What recent developments have you noticed in critical responses to literary climate change fiction? [End Page 156]
Everyone and their brother in the academy wants to write about climate change fiction, cli-fi, or Anthropocene fiction, a broader category. An archive that was once the specialized realm of ecocriticism—ecofiction, environmental memoir, environmental justice activism, the literatures of popular science—has moved into the academic mainstream largely because of climate change, which is an undeniably global phenomenon, a provocation to social justice, and an ontological crisis. In other words, climate change has a lot in it for cultural critics. My hope is that this enthusiasm does not simply function as a scholarly trend or a means of boosting careers, but that it articulates to cultural movements beyond the academy. We desperately need to transition away from fossil fuels, to hold our governments to account, and to recognize how climate change exposes the deep injuries of colonial histories that must be addressed now, as many indigenous communities lose territory to rising seas and desertification.

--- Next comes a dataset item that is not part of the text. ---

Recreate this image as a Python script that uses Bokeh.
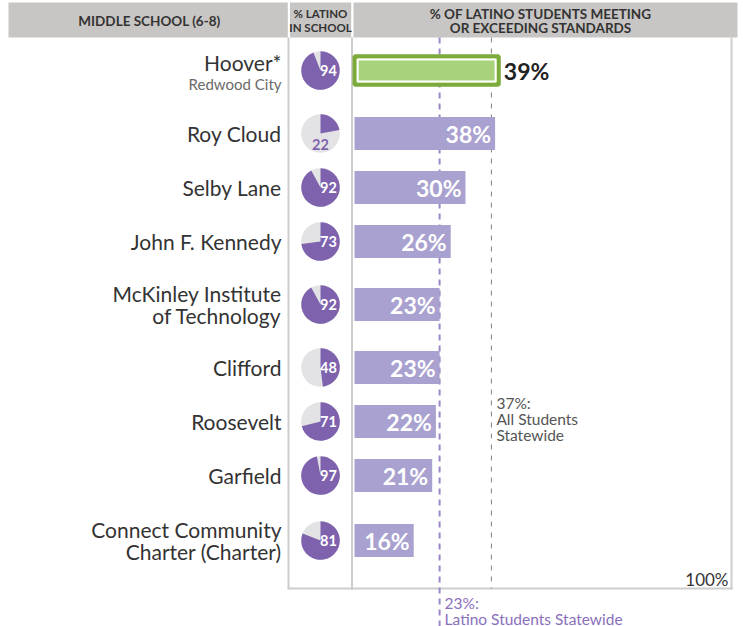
from bokeh.plotting import figure
from bokeh.models import Range1d, ColumnDataSource
from bokeh.core.properties import value
from bokeh.embed import file_html
from bokeh.resources import INLINE
import math

# ---------------- data ----------------
schools = ["Hoover*", "Roy Cloud", "Selby Lane", "John F. Kennedy",
           "McKinley Institute\nof Technology", "Clifford", "Roosevelt",
           "Garfield", "Connect Community\nCharter (Charter)"]
subtitles = ["Redwood City", "", "", "", "", "", "", "", ""]
latino_in_school = [94, 22, 92, 73, 92, 48, 71, 97, 81]
pct_meeting = [39, 38, 30, 26, 23, 23, 22, 21, 16]
highlight = [True, False, False, False, False, False, False, False, False]
statewide_latino = 23
statewide_all = 37
header_col1 = "MIDDLE SCHOOL (6-8)"
header_col2 = ["% LATINO", "IN SCHOOL"]
header_col3 = ["% OF LATINO STUDENTS MEETING", "OR EXCEEDING STANDARDS"]

# ---------------- layout helpers ----------------
PX_PER_PCT = 3.7          # horizontal scale of bar area
X0_PAGE = 354             # picture x of 0 %
W, H = 740, 626
def px2x(px):
    return (px - X0_PAGE) / PX_PER_PCT
def dx(px):
    return px / PX_PER_PCT

FONT = "Lato"
PURPLE = "#7e62ae"
PIE_GRAY = "#e3e3e5"
BAR = "#a9a1cf"
GREEN_DARK = "#7dab3b"
GREEN_LIGHT = "#a9d27c"
BORDER = "#cdcdcd"
HEADER = "#c8c6c4"

# row centres from number of label lines
row_h = {1: 54, 2: 72}
centers = []
top = 34
for name, sub in zip(schools, subtitles):
    lines = name.count("\n") + 1 + (1 if sub else 0)
    h = row_h[min(lines, 2)]
    centers.append(top + h / 2)
    top += h
centers[-1] += 2
ys = [-c for c in centers]

p = figure(width=W, height=H, output_backend="svg", toolbar_location=None,
           x_range=Range1d(px2x(0), px2x(W)), y_range=Range1d(-H, 0),
           min_border=0)
p.axis.visible = False
p.grid.visible = False
p.outline_line_color = None
p.background_fill_color = "white"
p.border_fill_color = "white"

# ---------------- header ----------------
p.quad(left=[px2x(8), px2x(289.5), px2x(353)],
       right=[px2x(287.3), px2x(350.7), px2x(737)],
       top=[-2, -2, -2], bottom=[-37, -37, -37],
       fill_color=HEADER, line_color=None)
p.text(x=[px2x(149)], y=[-20.5], text=[header_col1], text_font=value(FONT),
       text_font_style="bold", text_font_size="13.5px", text_color="#333333",
       text_align="center", text_baseline="middle")
p.text(x=[px2x(320)] * 2, y=[-13, -27], text=header_col2, text_font=value(FONT),
       text_font_style="bold", text_font_size="11.5px", text_color="#333333",
       text_align="center", text_baseline="middle")
p.text(x=[px2x(540)] * 2, y=[-13, -27.5], text=header_col3, text_font=value(FONT),
       text_font_style="bold", text_font_size="13.5px", text_color="#333333",
       text_align="center", text_baseline="middle")

# ---------------- box borders ----------------
p.segment(x0=[px2x(288), px2x(351.5), px2x(731)], x1=[px2x(288), px2x(351.5), px2x(731)],
          y0=[-37, -37, -37], y1=[-589, -589, -589], line_color=BORDER, line_width=2)
p.segment(x0=[px2x(287)], x1=[px2x(732)], y0=[-588], y1=[-588],
          line_color=BORDER, line_width=2)

# ---------------- reference lines ----------------
p.segment(x0=[statewide_latino], x1=[statewide_latino], y0=[-37], y1=[-626],
          line_color="#9b87c6", line_width=2, line_dash="6 5")
p.segment(x0=[statewide_all], x1=[statewide_all], y0=[-37], y1=[-588],
          line_color="#808080", line_width=1, line_dash="5 6")

# ---------------- school labels ----------------
main_y = [y + (8 if s else 0) for y, s in zip(ys, subtitles)]
p.text(x=[px2x(281)] * len(schools), y=main_y, text=schools, text_font=value(FONT),
       text_font_size="21px", text_color="#333333", text_align="right",
       text_baseline="middle", text_line_height=0.88)
sub_idx = [i for i, s in enumerate(subtitles) if s]
p.text(x=[px2x(281)] * len(sub_idx), y=[ys[i] - 13 for i in sub_idx],
       text=[subtitles[i] for i in sub_idx], text_font=value(FONT),
       text_font_size="15px", text_color="#6a6a6a", text_align="right",
       text_baseline="middle")

# ---------------- pies ----------------
pie_x = px2x(320)
p.circle(x=[pie_x] * len(ys), y=ys, radius=19.3, radius_units="screen",
         fill_color=PIE_GRAY, line_color=None)
p.wedge(x=[pie_x] * len(ys), y=ys, radius=19.3, radius_units="screen",
        start_angle=[math.pi / 2] * len(ys),
        end_angle=[math.pi / 2 - v / 100 * 2 * math.pi for v in latino_in_school],
        direction="clock", fill_color=PURPLE, line_color=None)
in_x, in_y, in_t, out_x, out_y, out_t = [], [], [], [], [], []
for y, v in zip(ys, latino_in_school):
    if v < 30:
        out_x.append(pie_x); out_y.append(y - 11); out_t.append(str(v))
    else:
        in_x.append(pie_x + dx(8)); in_y.append(y); in_t.append(str(v))
p.text(x=in_x, y=in_y, text=in_t, text_font=value(FONT), text_font_style="bold",
       text_font_size="14.5px", text_color="white", text_align="center",
       text_baseline="middle")
p.text(x=out_x, y=out_y, text=out_t, text_font=value(FONT), text_font_style="bold",
       text_font_size="14.5px", text_color=PURPLE, text_align="center",
       text_baseline="middle")

# ---------------- bars ----------------
norm = [i for i, h in enumerate(highlight) if not h]
hi = [i for i, h in enumerate(highlight) if h]
src = ColumnDataSource(dict(
    right=[pct_meeting[i] for i in norm],
    top=[ys[i] + 16.4 for i in norm],
    bottom=[ys[i] - 16.4 for i in norm],
    lx=[pct_meeting[i] - dx(4) for i in norm],
    ly=[ys[i] for i in norm],
    lt=[f"{pct_meeting[i]}%" for i in norm],
))
p.quad(left=0, right="right", top="top", bottom="bottom", source=src,
       fill_color=BAR, line_color=None)
p.text(x="lx", y="ly", text="lt", source=src, text_font=value(FONT),
       text_font_style="bold", text_font_size="23px", text_color="white",
       text_align="right", text_baseline="middle")

for i in hi:
    v = pct_meeting[i]
    y = ys[i]
    p.quad(left=[0], right=[v], top=[y + 14.3], bottom=[y - 14.3],
           fill_color=GREEN_LIGHT, line_color=GREEN_DARK, line_width=4)
    p.quad(left=[dx(3.2)], right=[v - dx(3.2)], top=[y + 11.1], bottom=[y - 11.1],
           fill_color=None, line_color="white", line_width=2)
    p.text(x=[v + dx(5)], y=[y], text=[f"{v}%"], text_font=value(FONT),
           text_font_style="bold", text_font_size="23px", text_color="#222222",
           text_align="left", text_baseline="middle")

# ---------------- annotations ----------------
p.text(x=[statewide_all + dx(5)] * 3, y=[-402, -418, -434],
       text=[f"{statewide_all}%:", "All Students", "Statewide"],
       text_font=value(FONT), text_font_size="15.5px", text_color="#555555",
       text_align="left", text_baseline="middle")
p.text(x=[statewide_latino + dx(5)] * 2, y=[-602, -618],
       text=[f"{statewide_latino}%:", "Latino Students Statewide"],
       text_font=value(FONT), text_font_size="15.5px", text_color="#8a70bc",
       text_align="left", text_baseline="middle")
p.text(x=[px2x(728)], y=[-579], text=["100%"], text_font=value(FONT),
       text_font_size="17px", text_color="#333333", text_align="right",
       text_baseline="middle")

open("out.html", "w").write(file_html(p, INLINE))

Numerous international events with significant ramifications for our planet’s environmental future have occurred since the 2014 publication of your study on petroculture, Living Oil: Petroleum Culture in the American Century. Undoubtedly, the Trump administration’s doctrine of climate change denial, the opening of the Arctic for oil extraction and climate tourism, the ratification of the Paris Climate Agreement, and the spectacular protests against the Dakota Access Pipeline at the Standing Rock Indian Reservation have posed new challenges for the environmental humanities. What ideas from Living Oil help us to understand these (and other) recent petrocultural developments, and is there anything you would change about or add to Living Oil today in light of them?
Like memory, books are as much about what isn’t in them as what is. We can hope that our books begin conversations that others pick up, add to, correct. Even an academic book summons community through both its gifts and its deficits, and, again, I hope that what we in the environmental humanities are doing is making a community, articulating ourselves both to an ever-more effective scholarly practice and to larger social movements.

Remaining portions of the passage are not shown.